In the entries below, find the line containing "Give me the Plotly source for this chart." and the line containing "import plotly.graph_objects as go". Copy those two lines and everything between them exactly, and only that.

▸ **ENTRIES PROVIDED**
——————————

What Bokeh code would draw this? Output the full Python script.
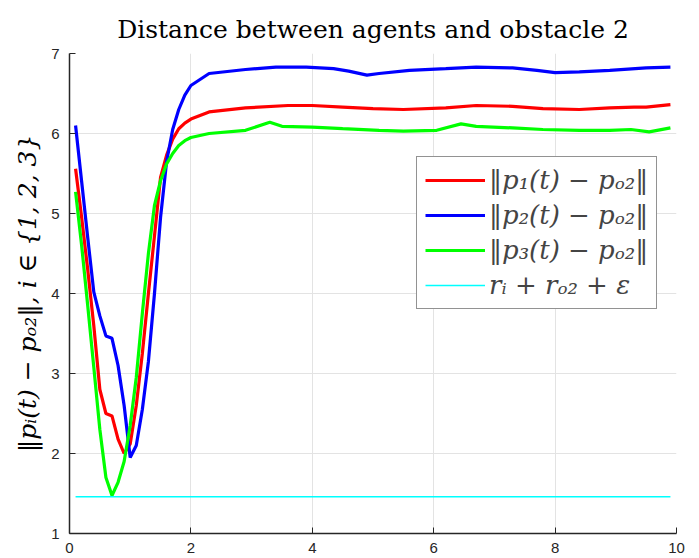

——————————

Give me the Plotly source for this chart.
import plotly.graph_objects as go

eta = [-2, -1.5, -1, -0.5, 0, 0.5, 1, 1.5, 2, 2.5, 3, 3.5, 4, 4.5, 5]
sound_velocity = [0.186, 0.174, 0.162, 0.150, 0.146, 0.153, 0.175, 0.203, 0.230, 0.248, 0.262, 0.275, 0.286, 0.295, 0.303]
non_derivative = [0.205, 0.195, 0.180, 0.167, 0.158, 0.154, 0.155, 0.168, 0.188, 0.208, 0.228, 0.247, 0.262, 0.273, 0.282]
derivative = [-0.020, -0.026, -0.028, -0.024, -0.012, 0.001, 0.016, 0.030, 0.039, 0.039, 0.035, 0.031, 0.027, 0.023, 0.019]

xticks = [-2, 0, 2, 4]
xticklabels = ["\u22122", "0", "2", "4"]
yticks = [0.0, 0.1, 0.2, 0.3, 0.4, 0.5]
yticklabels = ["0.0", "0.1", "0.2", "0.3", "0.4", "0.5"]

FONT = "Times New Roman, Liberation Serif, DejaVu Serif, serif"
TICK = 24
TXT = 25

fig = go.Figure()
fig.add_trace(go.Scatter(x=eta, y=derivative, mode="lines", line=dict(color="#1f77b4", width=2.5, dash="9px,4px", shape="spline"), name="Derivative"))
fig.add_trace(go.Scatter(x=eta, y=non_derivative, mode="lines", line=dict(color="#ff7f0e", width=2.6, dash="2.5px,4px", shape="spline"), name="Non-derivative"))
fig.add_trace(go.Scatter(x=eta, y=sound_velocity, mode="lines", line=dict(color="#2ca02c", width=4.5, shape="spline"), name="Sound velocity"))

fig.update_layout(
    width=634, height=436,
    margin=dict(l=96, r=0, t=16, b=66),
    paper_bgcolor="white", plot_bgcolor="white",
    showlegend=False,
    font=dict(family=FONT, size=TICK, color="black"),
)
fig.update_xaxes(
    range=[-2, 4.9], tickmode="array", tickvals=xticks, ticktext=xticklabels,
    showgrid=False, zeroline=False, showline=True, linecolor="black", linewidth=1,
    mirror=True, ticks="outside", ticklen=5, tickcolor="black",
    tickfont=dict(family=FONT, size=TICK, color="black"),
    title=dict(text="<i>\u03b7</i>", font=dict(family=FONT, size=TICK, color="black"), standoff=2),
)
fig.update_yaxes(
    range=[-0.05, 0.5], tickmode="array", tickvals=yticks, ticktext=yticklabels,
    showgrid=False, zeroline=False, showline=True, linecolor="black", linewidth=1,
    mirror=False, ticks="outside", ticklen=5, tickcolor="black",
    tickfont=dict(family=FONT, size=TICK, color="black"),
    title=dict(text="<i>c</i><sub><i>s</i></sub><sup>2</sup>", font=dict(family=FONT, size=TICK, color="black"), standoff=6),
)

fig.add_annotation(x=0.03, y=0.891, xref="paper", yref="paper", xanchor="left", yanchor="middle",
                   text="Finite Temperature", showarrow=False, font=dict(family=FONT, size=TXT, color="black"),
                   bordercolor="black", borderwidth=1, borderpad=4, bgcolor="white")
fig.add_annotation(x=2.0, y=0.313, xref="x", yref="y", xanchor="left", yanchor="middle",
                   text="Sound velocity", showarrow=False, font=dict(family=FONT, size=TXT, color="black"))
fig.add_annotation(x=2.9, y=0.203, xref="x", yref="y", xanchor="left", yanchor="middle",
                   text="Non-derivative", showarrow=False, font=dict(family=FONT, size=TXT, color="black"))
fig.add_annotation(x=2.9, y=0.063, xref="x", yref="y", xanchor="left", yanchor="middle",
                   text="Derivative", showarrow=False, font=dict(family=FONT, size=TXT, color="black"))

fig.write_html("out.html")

——————————

▸ **EXERCISE RESPONSE**
Give me the Plotly source for this chart.
import plotly.graph_objects as go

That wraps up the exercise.